REQUIRED TASK:
Carry none of the pictures over; write out the complete data exactly.

AVAILABLE DATA:
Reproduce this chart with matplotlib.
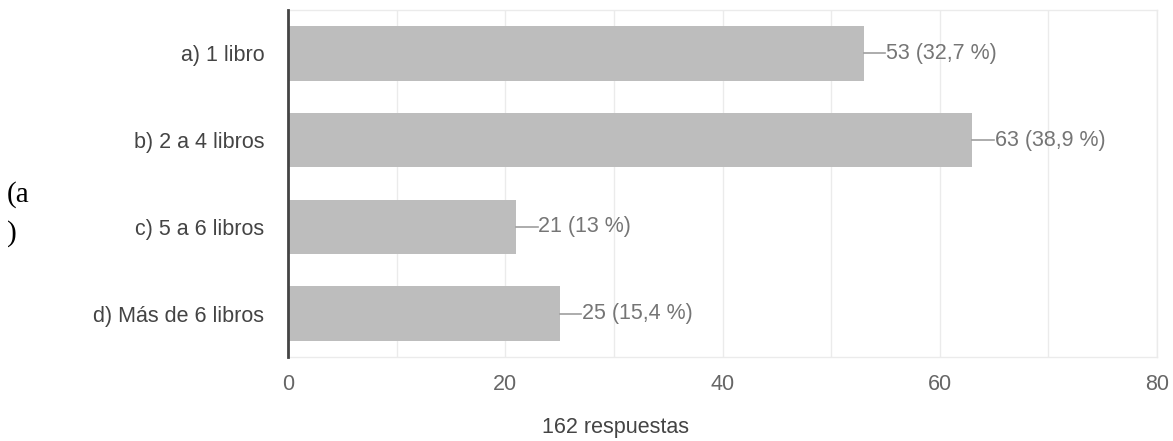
import matplotlib.pyplot as plt
import matplotlib.ticker as ticker

categories = ["a) 1 libro", "b) 2 a 4 libros", "c) 5 a 6 libros", "d) Más de 6 libros"]
counts = [53, 63, 21, 25]
pct_labels = ["32,7 %", "38,9 %", "13 %", "15,4 %"]
x_ticks = [0, 20, 40, 60, 80]
total_label = "162 respuestas"

plt.rcParams["font.family"] = ["Liberation Sans", "DejaVu Sans"]

fig = plt.figure(figsize=(11.73, 4.41), dpi=100)
ax = fig.add_axes([288 / 1173, 1 - 357 / 441, (1157 - 288) / 1173, (357 - 10) / 441])

ypos = list(range(len(categories)))
ax.barh(ypos, counts, height=0.63, color="#bdbdbd", zorder=2)

# leader line + value label
for y, v, p in zip(ypos, counts, pct_labels):
    ax.plot([v, v + 2], [y, y], color="#9e9e9e", linewidth=1.2, zorder=3)
    ax.text(v + 2.05, y, f"{v} ({p})", va="center", ha="left",
            fontsize=15.5, color="#757575")

ax.set_ylim(len(categories) - 0.5, -0.5)
ax.set_xlim(0, 80)
ax.set_yticks(ypos)
ax.set_yticklabels(categories, fontsize=15.5, color="#444444")
ax.set_xticks(x_ticks)
ax.tick_params(axis="x", labelsize=15.5, labelcolor="#666666", length=0, pad=12)
ax.tick_params(axis="x", which="minor", length=0)
ax.tick_params(axis="y", length=0, pad=17)
ax.xaxis.set_minor_locator(ticker.MultipleLocator(10))
ax.grid(True, axis="x", which="both", color="#ebebeb", linewidth=1, zorder=0)
ax.set_axisbelow(True)

for side in ["top", "right", "bottom"]:
    ax.spines[side].set_color("#ebebeb")
    ax.spines[side].set_linewidth(1)
ax.spines["left"].set_color("#444444")
ax.spines["left"].set_linewidth(2)
ax.spines["left"].set_zorder(4)

fig.text(616 / 1173, 1 - 428 / 441, total_label, ha="center", va="center",
         fontsize=15.5, color="#444444")
fig.text(7 / 1173, 1 - 195 / 441, "(a", ha="left", va="center",
         fontsize=21, family="Liberation Serif", color="black")
fig.text(7 / 1173, 1 - 234 / 441, ")", ha="left", va="center",
         fontsize=21, family="Liberation Serif", color="black")

fig.savefig("out.png", dpi=100)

RESULT OF THE EXERCISE:
Reproduce this chart with matplotlib.
import matplotlib.pyplot as plt
import matplotlib.ticker as ticker

categories = ["a) 1 libro", "b) 2 a 4 libros", "c) 5 a 6 libros", "d) Más de 6 libros"]
counts = [53, 63, 21, 25]
pct_labels = ["32,7 %", "38,9 %", "13 %", "15,4 %"]
x_ticks = [0, 20, 40, 60, 80]
total_label = "162 respuestas"

plt.rcParams["font.family"] = ["Liberation Sans", "DejaVu Sans"]

fig = plt.figure(figsize=(11.73, 4.41), dpi=100)
ax = fig.add_axes([288 / 1173, 1 - 357 / 441, (1157 - 288) / 1173, (357 - 10) / 441])

ypos = list(range(len(categories)))
ax.barh(ypos, counts, height=0.63, color="#bdbdbd", zorder=2)

# leader line + value label
for y, v, p in zip(ypos, counts, pct_labels):
    ax.plot([v, v + 2], [y, y], color="#9e9e9e", linewidth=1.2, zorder=3)
    ax.text(v + 2.05, y, f"{v} ({p})", va="center", ha="left",
            fontsize=15.5, color="#757575")

ax.set_ylim(len(categories) - 0.5, -0.5)
ax.set_xlim(0, 80)
ax.set_yticks(ypos)
ax.set_yticklabels(categories, fontsize=15.5, color="#444444")
ax.set_xticks(x_ticks)
ax.tick_params(axis="x", labelsize=15.5, labelcolor="#666666", length=0, pad=12)
ax.tick_params(axis="x", which="minor", length=0)
ax.tick_params(axis="y", length=0, pad=17)
ax.xaxis.set_minor_locator(ticker.MultipleLocator(10))
ax.grid(True, axis="x", which="both", color="#ebebeb", linewidth=1, zorder=0)
ax.set_axisbelow(True)

for side in ["top", "right", "bottom"]:
    ax.spines[side].set_color("#ebebeb")
    ax.spines[side].set_linewidth(1)
ax.spines["left"].set_color("#444444")
ax.spines["left"].set_linewidth(2)
ax.spines["left"].set_zorder(4)

fig.text(616 / 1173, 1 - 428 / 441, total_label, ha="center", va="center",
         fontsize=15.5, color="#444444")
fig.text(7 / 1173, 1 - 195 / 441, "(a", ha="left", va="center",
         fontsize=21, family="Liberation Serif", color="black")
fig.text(7 / 1173, 1 - 234 / 441, ")", ha="left", va="center",
         fontsize=21, family="Liberation Serif", color="black")

fig.savefig("out.png", dpi=100)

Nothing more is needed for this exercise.